L’intento di Trevi, piuttosto che raccontare se stesso, è quello di raccontare se stesso nel suo rapporto con due figure importanti della sua vita, non solo due “semplici” amici bensì due notevoli personalità della letteratura italiana. Ne viene fuori un volumetto che racchiude al suo interno ricordi di vita ma anche un piacevole saggio di critica letteraria e una profonda riflessione filosofica sulla vita stessa.

Le due vite di cui Trevi ci parla in questo volume sono quelle di Pia Pera e Rocco Carbone. Sono due vite che lo scrittore evoca partendo da una serie di fotografie ritrovate. Esse documentano una delle tante serata, in cui giovani e spensierati, i tre amici si affacciano al mondo con i loro desideri, le loro speranze, i loro primi approcci con la letteratura. È il 1989 o 1990. Una semplice sera come tante che la memoria ripone in un cassettino e che fa sparire finché a sollecitarne il ricordo non interviene la vista, per mezzo della quale, Trevi fruga nel tempo passato e decide nostalgico di far riaffiorare tutto su carta.  Quelle del titolo sono anche le due vite che ogni essere umano è destinato a vivere:

La prima è la vita fisica, fatta di sangue e respiro, la seconda è quella che si svolge nella mente di chi ci ha voluto bene. E quando anche l’ultima persona che ci ha conosciuto da vicino muore, ebbene allora noi ci dissolviamo, evaporiamo, e inizia la grande e interminabile festa del Nulla, dove gli aculei della mancanza non possono più pungere nessuno.

Ecco dunque che Emanuele Trevi trova nella scrittura il mezzo per curare la mancanza insita in coloro che restano. La scrittura è come una sorta di seduta spiritica in cui i propri cari tornano restringendo la distanza inevitabile causata dalla morte:

Ne deduco che la scrittura è un mezzo singolarmente buono per evocare i morti, e consiglio a chiunque abbia nostalgia di qualcuno di fare lo stesso: non pensarlo ma scriverne, accorgendosi ben presto che il morto è attirato dalla scrittura, trova sempre un suo modo inaspettato per affiorare nelle parole che scriviamo di lui, e si manifesta di sua propria volontà, non siamo noi che pensiamo a lui, è proprio lui una buona volta.

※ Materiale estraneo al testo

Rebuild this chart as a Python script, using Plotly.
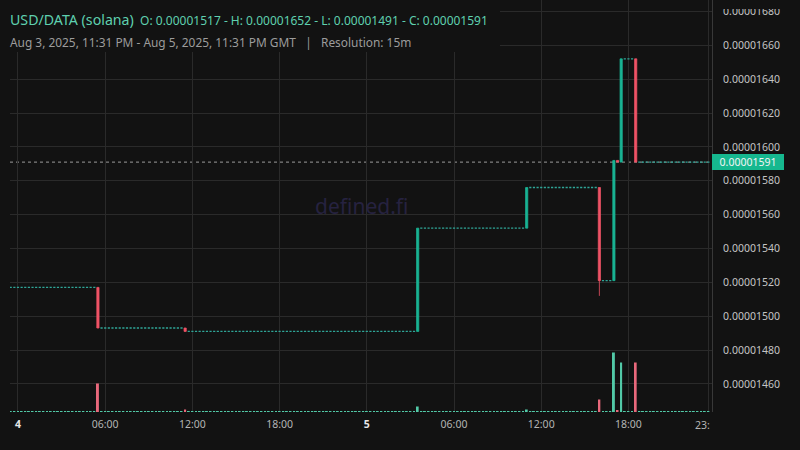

E questo esercizio terapeutico dell’autore permette a noi tutti di godere ancora di queste due figure scomparse troppo presto.  I “ritratti scritti” che ne vengono fuori sono necessari per tutti coloro che si nutrono di letteratura. Di questo piccolo saggio e delle minute ma intense riflessioni contenute al suo interno,  se ne sentiva proprio il bisogno. Apprezzatissimo!

Teresa Ciabatti – Sembrava bellezza

Un’amicizia ritrovata fa scaturire nell’autrice tutta una serie di insicurezze e di sgradevoli cicatrici legate al passato: dalla competitività che è rivalsa, ai disturbi legati al peso, alla difficoltà dell’accettazione di sé. In più torna vivo il ricordo di un incidente che ha imprigionato a diciotto anni la mente dell’ormai cinquantenne Livia, ragazza bellissima invidiata e venerata come una divinità dall’allora giovane protagonista. E poi ci sono i problemi con i quali ogni giorno bisogna fare i conti: un matrimonio fallito, una serie di amanti, causa e conseguenza del suddetto disfacimento coniugale, un dialogo inesistente con l’unica figlia, il lavoro, la quotidianità.

Teresa Ciabatti è un fiume in piena. La narrazione oscilla tra la Roma dei Parioli degli anni ’80 – quando la leggenda voleva che le ragazze scomparissero nei camerini dei negozi  di Via del Corso, senza lasciare traccia, come Emanuela Orlandi – in cui l’autrice fatica ad essere accettata dalle sue coetanee e la Roma di oggi, del successo, dell’età adulta nella quale camminare a testa alta fiera di essere “arrivata”. Ciabatti scava nei ricordi con una scrittura cinematografica che fotografa gli eventi con la velocità di un click o la sollecitudine di una fotografia time-lapse:

Pomeriggio di un giorno qualsiasi in un paese di provincia, immagino i giorni scorrere uguali. Il cielo si addensa di nubi, la pioggia svirgola fitta, estate, le foglie secche alzate dal vento, autunno, inverno, scende la sera.

Balza da una reminiscenza all’altra (“ottobre – adesso siamo a dicembre tenetelo a mente”). Delinea situazioni, luoghi, tempi, con la precisione chirurgica e lapidaria di una sceneggiatura (“primo pomeriggio, interno borghese”). Allinea le fila del discorso e ricomincia. Lo fa rivolgendosi continuamente al lettore come a volergli dare uno scossone ma interpella anche se stessa – si dà del tu, tipo “ehi tu scrittrice” – ponendosi delle domande. Domande che però hanno risposte da prendere con le pinze. È il bello dell’autofiction in cui non si sa mai dove finisca la fantasia e dove inizi la realtà: 

Tutto ciò per dire che in quel tempo realtà e sogno si confondono, e quello che segue è reale fino a un certo punto. O Meglio, pezzi mancanti compensati da aggiunte immaginifiche, e fantasie che nella ripetizione diventano reali, illusioni ottiche, vere e proprie invenzioni. Non sono una persona attendibile.

Questo romanzo oscilla tra l’irritante e l’irresistibile. È la prima volta che mi avvicino alla scrittura di Teresa Ciabatti e devo essere sincera, i sentimenti sono contrastanti. È una scrittura che mi disturba parecchio. È uno sfogo potente ma seccante, quasi molesto eppure l’ho sorbito tutto, come un qualcosa al quale per una ragione incomprensibile non si può fare a meno. Sicuramente all’autrice bisogna riconoscere il merito di non lasciare il lettore indifferente e di suscitare emozioni. Ben vengano anche quelle negative!